Interest in running phone services is growing, according to Malcolm Jessop, managing director of Telephone Information Services, whose clients include Wish You Were Here?, which attracts between 50,000 and 100,000 competition calls each week.

"Broadcasters use phone-lines to interact with viewers and give something back, like prizes; to obtain information about what is liked and disliked about a programme and the revenue aspect," Jessop explains. "Millions of people in the UK get an awful lot of enjoyment out of this."

However, the "revenue aspect" is critics' chief cause for concern. With most calls charged at premium rates of up to 49 pence per minute, they say it sounds like money for old rope.

"In the early days, phone-lines were regarded by some as a way to supplement limited production budgets," comments an independent producer recently involved in a late-night show for ITV. But they weren't always popular with producers: "When we launched ours, it wasn't by choice. Phone-ins have a downmarket image. We needed the money." Others followed suit and broadcasters began demanding their cut. The BBC even launched its own premium-rate call-handling division, BBC Audiocall.

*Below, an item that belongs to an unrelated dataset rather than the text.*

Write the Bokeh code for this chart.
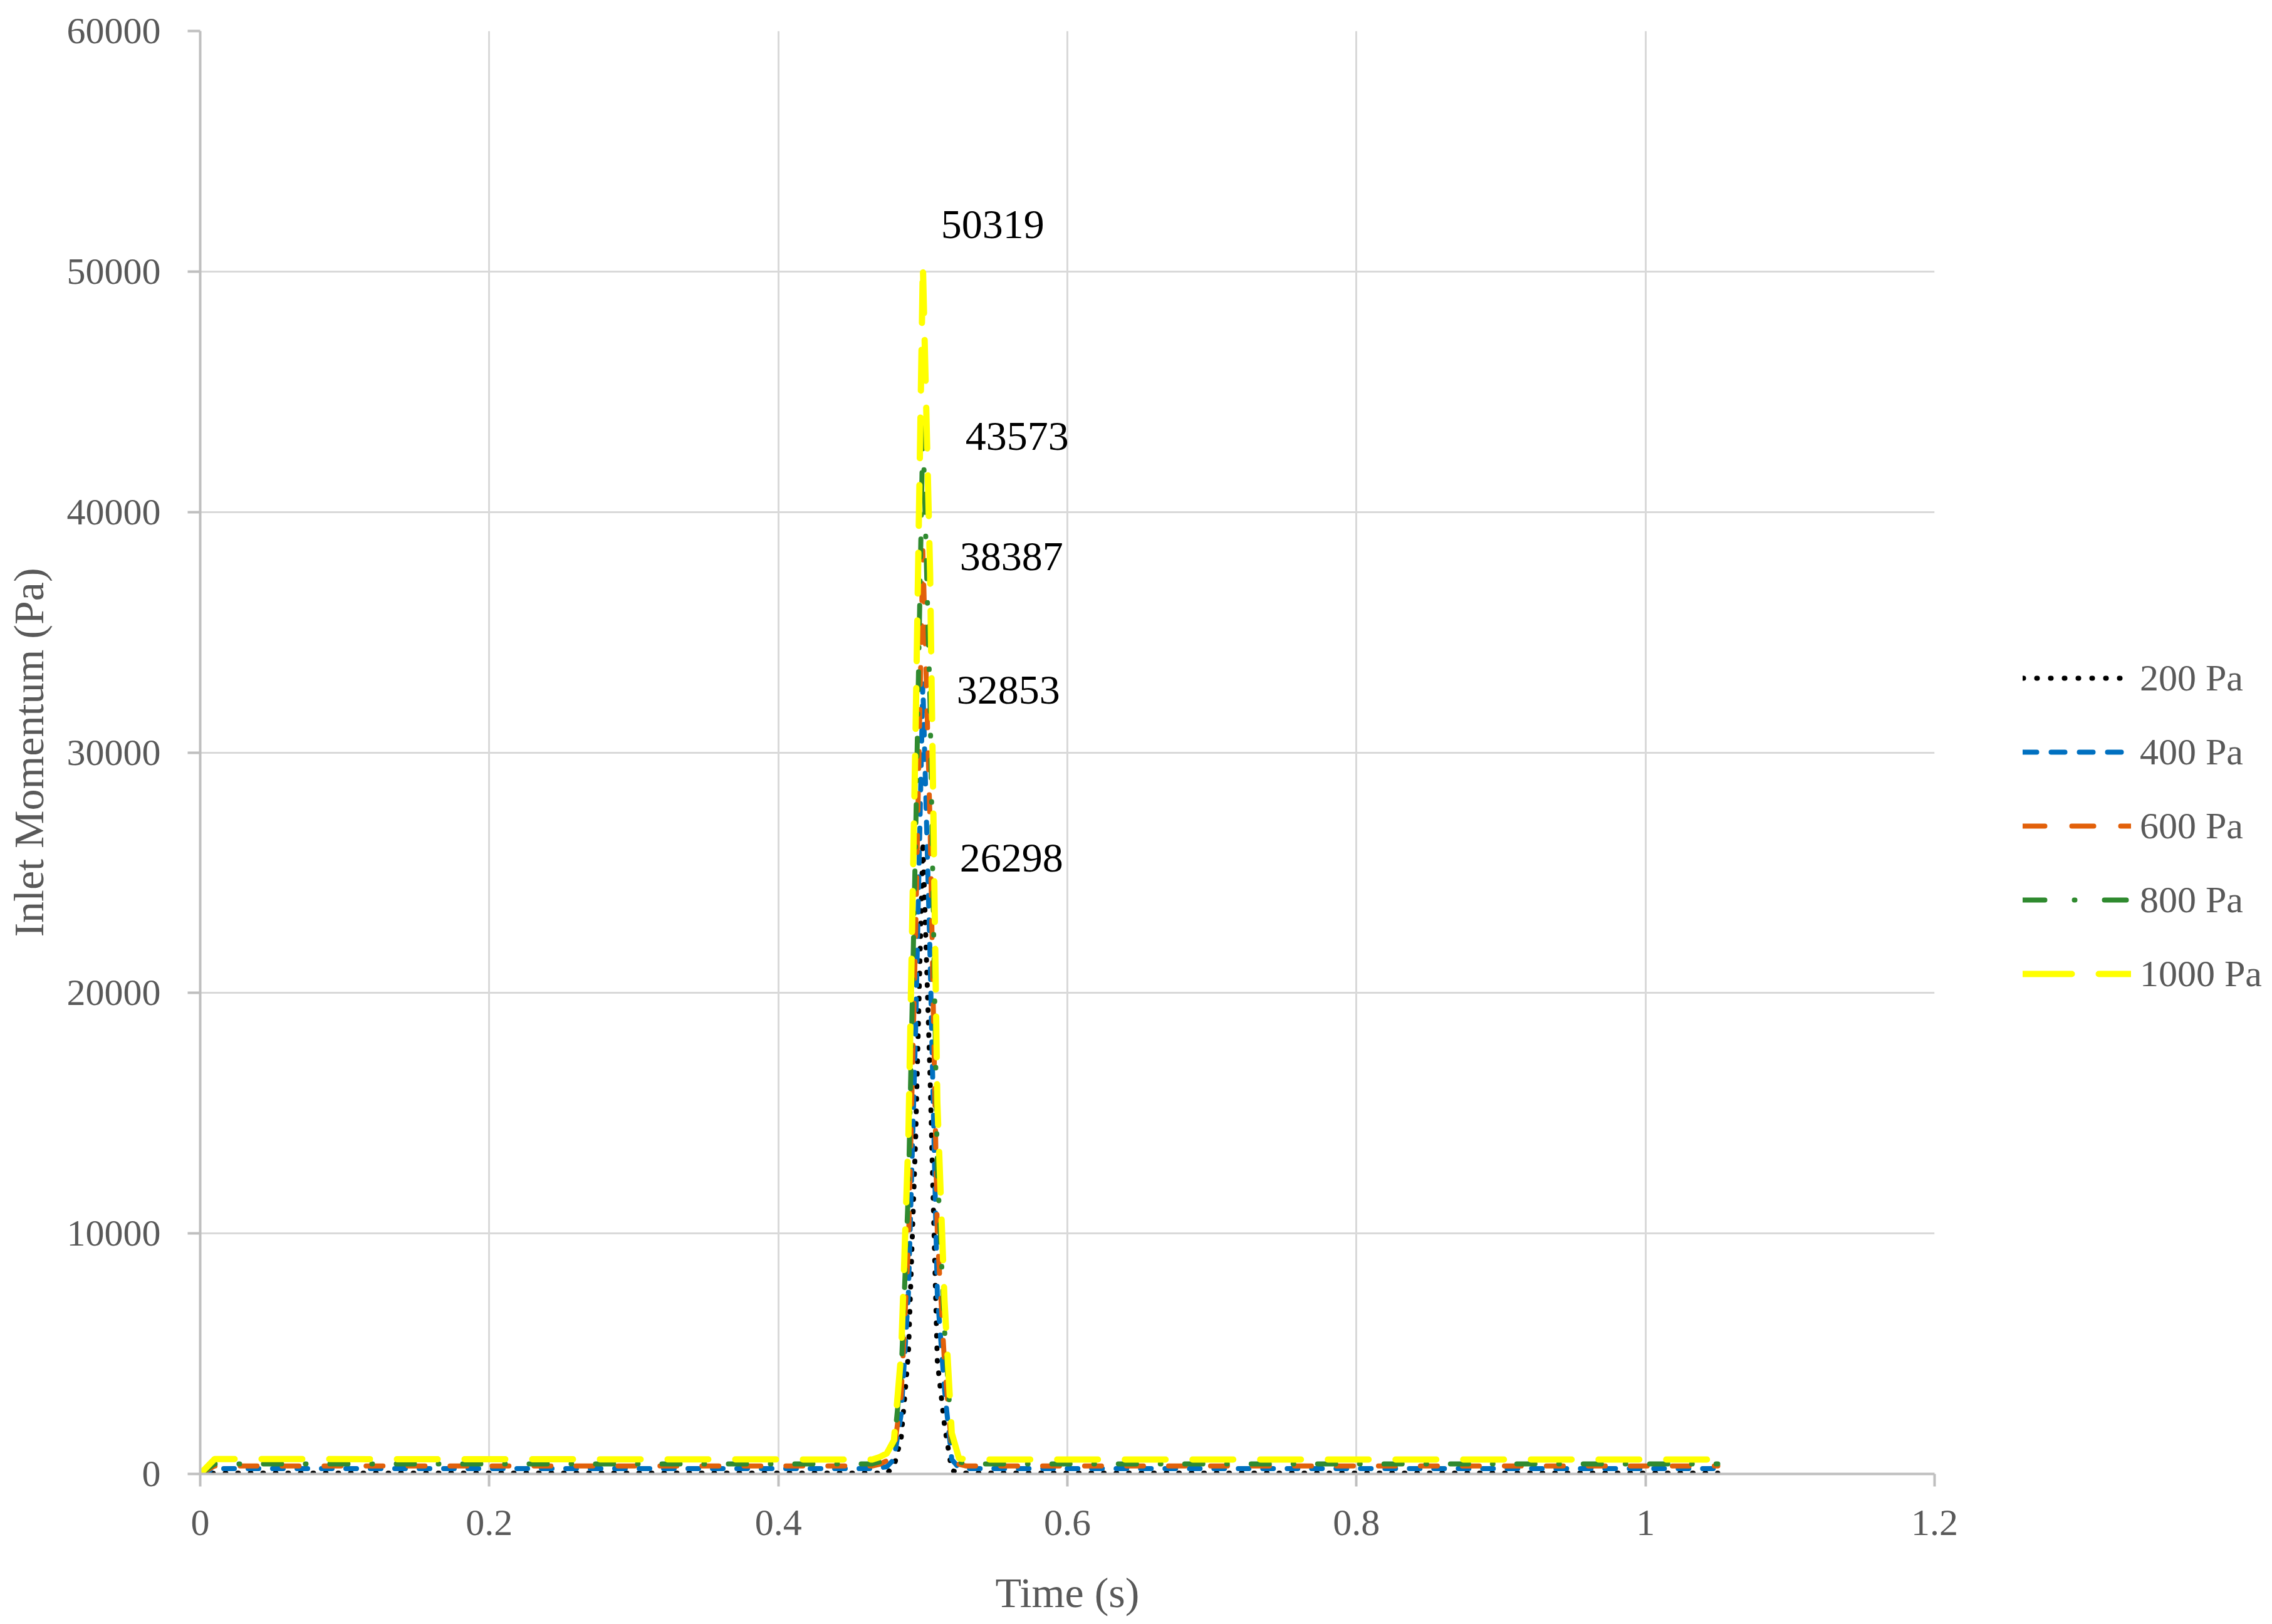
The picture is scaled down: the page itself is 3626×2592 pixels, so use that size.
from bokeh.plotting import figure
from bokeh.layouts import row
from bokeh.models import Range1d, FixedTicker, Legend, LegendItem, ColumnDataSource
from bokeh.core.properties import value
from bokeh.embed import file_html
from bokeh.resources import INLINE

# ---------------- data ----------------
time_s = [0, 0.01, 0.465, 0.47, 0.475, 0.48, 0.485, 0.49, 0.495, 0.5,
          0.505, 0.51, 0.515, 0.52, 0.525, 0.53, 1.05]
p200 = [0, 30, 30, 30, 30, 300, 1500, 5000, 14000, 26298,
        16500, 4700, 2000, 150, 30, 30, 30]
p400 = [0, 220, 220, 250, 300, 600, 2500, 7500, 18500, 32853,
        21500, 7500, 3500, 600, 250, 220, 220]
p600 = [0, 330, 330, 400, 550, 900, 3300, 9500, 22500, 38387,
        27000, 10000, 4600, 1000, 400, 330, 330]
p800 = [0, 420, 420, 500, 700, 1200, 4200, 11800, 26500, 43573,
        32000, 12800, 6000, 1400, 500, 420, 420]
p1000 = [0, 620, 600, 700, 850, 1400, 5000, 14000, 31000, 50319,
         37500, 15500, 7200, 1700, 650, 600, 600]

series_names = ["200 Pa", "400 Pa", "600 Pa", "800 Pa", "1000 Pa"]
series_values = [p200, p400, p600, p800, p1000]

x_ticks = [0, 0.2, 0.4, 0.6, 0.8, 1.0, 1.2]
x_tick_labels = ["0", "0.2", "0.4", "0.6", "0.8", "1", "1.2"]
y_ticks = [0, 10000, 20000, 30000, 40000, 50000, 60000]
y_tick_labels = ["0", "10000", "20000", "30000", "40000", "50000", "60000"]

# ---------------- styles ----------------
colors = ["#000000", "#0070C0", "#E2600A", "#2F8A2F", "#FFFF00"]
widths = [8, 8, 8, 8, 10]
dashes = ["1 19", "17 22", "27 40", "29 38 1 38", "65 43"]
legend_dashes = ["1 21", "22 23", "35 43", "35 47 1 47", "78 43"]
label_dx = [59, 54, 59, 68, 29]
label_dy = [26, 10, 9, 16, -63]

FONT = "Liberation Serif"
GRAY_TXT = "#595959"
TOTAL_W, TOTAL_H = 3626, 2592
MAIN_W = 3137

p = figure(width=MAIN_W, height=TOTAL_H, output_backend="svg", toolbar_location=None,
           x_range=Range1d(0, 1.2), y_range=Range1d(0, 60000),
           min_border_left=319, min_border_right=50,
           min_border_top=49, min_border_bottom=240)
p.outline_line_color = None
p.background_fill_color = "white"
p.border_fill_color = "white"

for name, vals, c, w, d in zip(series_names, series_values, colors, widths, dashes):
    p.line(time_s, vals, line_color=c, line_width=w, line_dash=d,
           line_cap="round", line_join="round")

# peak annotations
peak_t = [time_s[v.index(max(v))] for v in series_values]
peak_v = [max(v) for v in series_values]
src = ColumnDataSource(dict(x=peak_t, y=peak_v, t=[str(v) for v in peak_v],
                            dx=label_dx, dy=label_dy))
p.text(x="x", y="y", text="t", x_offset="dx", y_offset="dy", source=src,
       text_font=value(FONT), text_font_size="66px", text_color="#000000",
       text_align="left", text_baseline="middle")

# axes
for ax in (p.xaxis[0], p.yaxis[0]):
    ax.axis_line_color = "#BFBFBF"
    ax.axis_line_width = 4
    ax.major_tick_line_color = "#BFBFBF"
    ax.major_tick_line_width = 4
    ax.major_tick_out = 20
    ax.major_tick_in = 0
    ax.minor_tick_line_color = None
    ax.major_label_text_font = FONT
    ax.major_label_text_font_size = "60px"
    ax.major_label_text_color = GRAY_TXT
    ax.axis_label_text_font = FONT
    ax.axis_label_text_font_size = "68px"
    ax.axis_label_text_font_style = "normal"
    ax.axis_label_text_color = GRAY_TXT

p.xaxis.ticker = FixedTicker(ticks=x_ticks)
p.xaxis.major_label_overrides = {t: l for t, l in zip(x_ticks, x_tick_labels)}
p.yaxis.ticker = FixedTicker(ticks=y_ticks)
p.yaxis.major_label_overrides = {t: l for t, l in zip(y_ticks, y_tick_labels)}
p.xaxis.axis_label = "Time (s)"
p.yaxis.axis_label = "Inlet Momentum (Pa)"
p.xaxis.major_label_standoff = 38
p.yaxis.major_label_standoff = 43
p.xaxis.axis_label_standoff = 51
p.yaxis.axis_label_standoff = 20

p.xgrid.grid_line_color = "#D9D9D9"
p.xgrid.grid_line_width = 3
p.ygrid.grid_line_color = "#D9D9D9"
p.ygrid.grid_line_width = 3

# ---------------- legend panel (separate figure to the right) ----------------
lg = figure(width=TOTAL_W - MAIN_W, height=TOTAL_H, output_backend="svg",
            toolbar_location=None, x_range=Range1d(0, 1), y_range=Range1d(0, 1),
            min_border_left=0, min_border_right=0, min_border_top=0, min_border_bottom=0)
lg.axis.visible = False
lg.grid.visible = False
lg.outline_line_color = None
lg.background_fill_color = "white"
lg.border_fill_color = "white"

items = []
for name, c, w, d in zip(series_names, colors, widths, legend_dashes):
    # proxy renderer, drawn outside the visible range; only its style feeds the legend
    r = lg.line(x=[5, 6], y=[5, 6], line_color=c, line_width=w, line_dash=d,
                line_cap="round", line_join="round")
    items.append(LegendItem(label=name, renderers=[r]))

legend = Legend(items=items, location=(91, 739), glyph_width=173, glyph_height=118,
                spacing=0, padding=0, margin=0, label_standoff=14,
                border_line_color=None, background_fill_alpha=0,
                label_text_font=FONT, label_text_font_size="60px",
                label_text_color=GRAY_TXT)
lg.add_layout(legend, "center")

layout = row(p, lg, spacing=0)
open("out.html", "w").write(file_html(layout, INLINE))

Today, all premium-rate phone-lines must follow ICSTIS guidelines, which include clearly advertising the cost to the public. And most broadcasters have introduced stricter rules. At Channel 4, calls are kept to a maximum of one minute and cut off after a certain period, even if the handset has not been replaced. "Premium-rate lines more effectively allow people to call in en masse and avoid jamming the system," a Channel 4 spokesman explains. "It is not a cash-generating operation. We made just pounds 51,000 in phone revenue last year."

At the BBC, 30 per cent of net phone revenue is ploughed back into the programme, the rest goes to central BBC coffers at the end of the year. Meanwhile, ITV attempts to protect editorial integrity by ensuring the programme does not directly benefit. Phone income from network programmes goes to the originating ITV company, which pays a variable proportion to the producer before dividing the rest across the network. Although calls were charged at 10p a minute, last year's Stars in Their Eyes final netted only pounds 11,500 for ITV, Jane Macnaught says.

Even the best known phone-in show, Carlton Television's Talking Telephone Numbers, generates only minimal phone income, its makers claim. With 96 phone lines, callers are charged at local 0345 rates (10p a minute maximum). "All are processed within 30 seconds and then phoned back at the programme's expense," says Steve Springford, director of production at Celador, which produces the programme. The cost of this - plus subsidising viewers' calls - is pounds 120 a week: "We believe it is very wrong for viewers to be financially penalised for taking part in a programme."

Yet the perception of exploitation lingers. "Many phone-in competitions are so astonishingly easy it's a lottery whether you win or not, so many people must call in," says Jocelyn Hay, chairman of consumer group Voice of the Listener. At issue is the cost of the call and the time spent on the line - is it being artficially extended by long, drawn-out messages? "It's very clever marketing. It's something that needs to be looked at so people are not exploited."

In fact, TV phone competitions are not lotteries. To be nominally legal, all must include an element of skill. Even so, the Gaming Board is keeping an eye on broadcasters' activities. "Most games operate on a two-tier structure. The first round is the skill, the second a prize draw," John Buckle, a spokesman for the board, explains. "If the skills required are so low and many people get through, the prize is inevitably awarded by chance."

The Gaming Board is not investigating any individual programmes, although it has expressed its concern to the Independent Television Commission. Last December, the ITC wrote to commercial broadcasters warning them to seek legal advice if in any doubt about the status of their viewer competitions. All of which makes the ICSTIS review very timely indeed.

"There is growing concern about all premium-rate services, although those relating to TV programmes are the most visible," explains Anthony Smith, ICSTIS associate director. "What's needed now is to get the facts out into the open and stimulate industry debate about how to move forward from here."

This will be increasingly important as broadcasters explore new ways to get closer to their audience. "Newspapers and magazines have already cottoned on to the value of using caller information to build databases for sales and marketing," Jessop says. "It can only be a matter of time before mainstream broadcasters do so, too."